Plus précisément, elle analyse et explique les contours du rendez-vous manqué entre «les hommes et avec l’Histoire à un moment où le destin du Maghreb n’était pas encore vraiment tracé et où une certaine voie pouvait probablement encore être positivement explorée». S’agit-il d’une singulière errance idéologique entre la politique anticoloniale de la IIIe Internationale et corrélativement du PCF des années d’avant le front populaire (soit 1920 à 1934) et celle favorable à l’assimilation des populations autochtones prônée à partir du milieu des années 30 avec l’adhésion du parti au front populaire (1935- 1939)? La première période voit le PCF (avec ses filiales maghrébines) faire —conformément aux directives de la 3e internationale— du combat anticolonial au Maghreb une priorité et de l’indépendance de ce dernier un objectif constant.

Malgré des moments saillants (tel lors de la guerre du Rif au Maroc), cet engagement (sans cesse proclamé dans les journaux communistes) eût cependant peu de résultats tangibles. Un harcèlement policier permanent conjugué à la persistance d’une mentalité largement réfractaire au discours anticolonial parmi les Européens du Maghreb (y compris au sein du parti), que dénonça à plusieurs reprises l’internationale communiste, y est pour beaucoup. Sur ce terrain, le tournant idéologique intervenu au moment du front populaire ne fera finalement que confirmer ce constat en réorientant  les communistes français vers un consensus avec la gauche classique.

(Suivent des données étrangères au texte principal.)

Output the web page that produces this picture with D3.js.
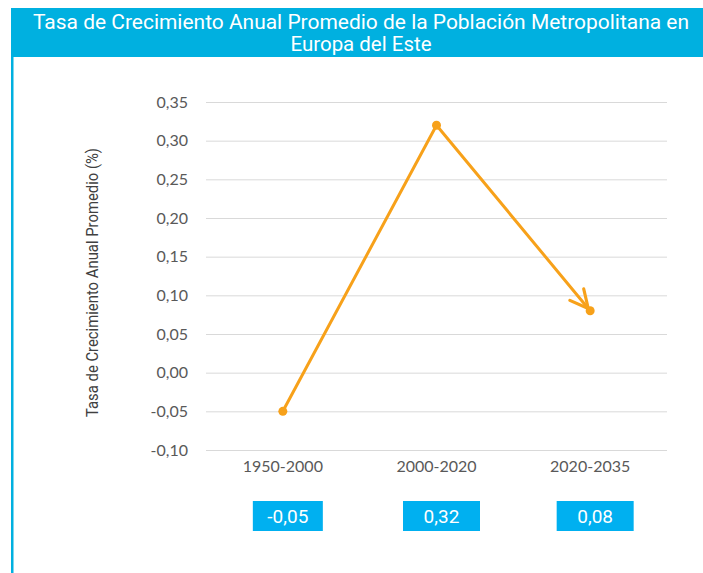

La conclusion de l’auteur est d’autant plus pertinente qu’elle établit les raisons de la mésentente entre communistes et nationalistes maghrébins (élites et populations confondues) : « parce que associée par la grande masse maghrébine à une « entité » opaque étrangère à leur univers culturel et mental, parce qu’elle était aussi très majoritairement portée par des militants européens dont la maladresse rivalisait avec l’ignorance des langues et mœurs des populations auxquelles ils sont censés s’adresser, l’idéologie communiste avait, en tant que telle, peu de chance de réussir à imprégner le combat anticolonial au Maghreb et le parti qui s’en réclamait encore moins d’en prendre la tête ».

En somme, le rendez-vous manqué entre l’idéologie communiste anticoloniale des années 1920 et celle assimilationniste des années 1930 avec les nationalistes maghrébins, dont les revendications ont évolué de l’association à l’autonomie interne puis à l’indépendance, est plus qu’une affaire de représentation dont la responsabilité est partagée entre les deux parties, c’est une antinomie entre deux visions et deux projets différents sinon opposés ».

Ils n’étaient pourtant pas —pense l’auteur—totalement irréconciliables. Des facteurs de convergence potentiels auraient pu, à un certain moment, réunir, malgré tout, les protagonistes autour d’objectifs communs, une opportunité qui ne sera finalement saisie ni par les uns ni par les autres. 

M.L.C

*Ben Fradj  (Chokri) : Le Parti communiste français face à la question coloniale : le cas du Maghreb. Militantisme  politique et errance  idéologique entre deux rives 1920-1939. Paris, L’Harmattan, 2025.

[1] Cf. Les travaux d’Ageron (Charles-Robert)

*De « l’Algérie Française » à l’Algérie algérienne. Histoire du Maghreb. Paris, Editions Bouchène, 2005, pp. 345-346 (les communistes français devant la question algérienne 1921-1924).

-Dreure (Eloïse) : *Quelle histoire du communisme en Algérie coloniale ?

*Etre communiste en Algérie dans les années 1920 et 1930.

*L’Internationale communiste, le Parti communiste et la question algérienne au début des années 20.

-Ruscio (Alain) : * Les communistes et l’Algérie. Des origines à la guerre d’indépendance 1920–1962. Paris, La Découverte, 2019.

-Nadi (Selim) : Communisme, autonomie, anticolonialisme. 2018.

[2] Traitant : I) de la diversité à la convergence du chemin sinueux de la gauche française face à la question coloniale (1851-1939) : II) de la question coloniale dans le discours de la classe politique française du XIXe à la veille du second conflit mondial : III) Maghreb et Maghrébins dans le regard communiste avant la Seconde Guerre (1920-1939) : IV) Communistes et nationalistes maghrébins dans les débats de l’entre-deux guerres : de l’alliance à l’affrontement. 

[3] Journaux communistes arabophones parus de façon éphémère entre octobre 1921 et février 1922.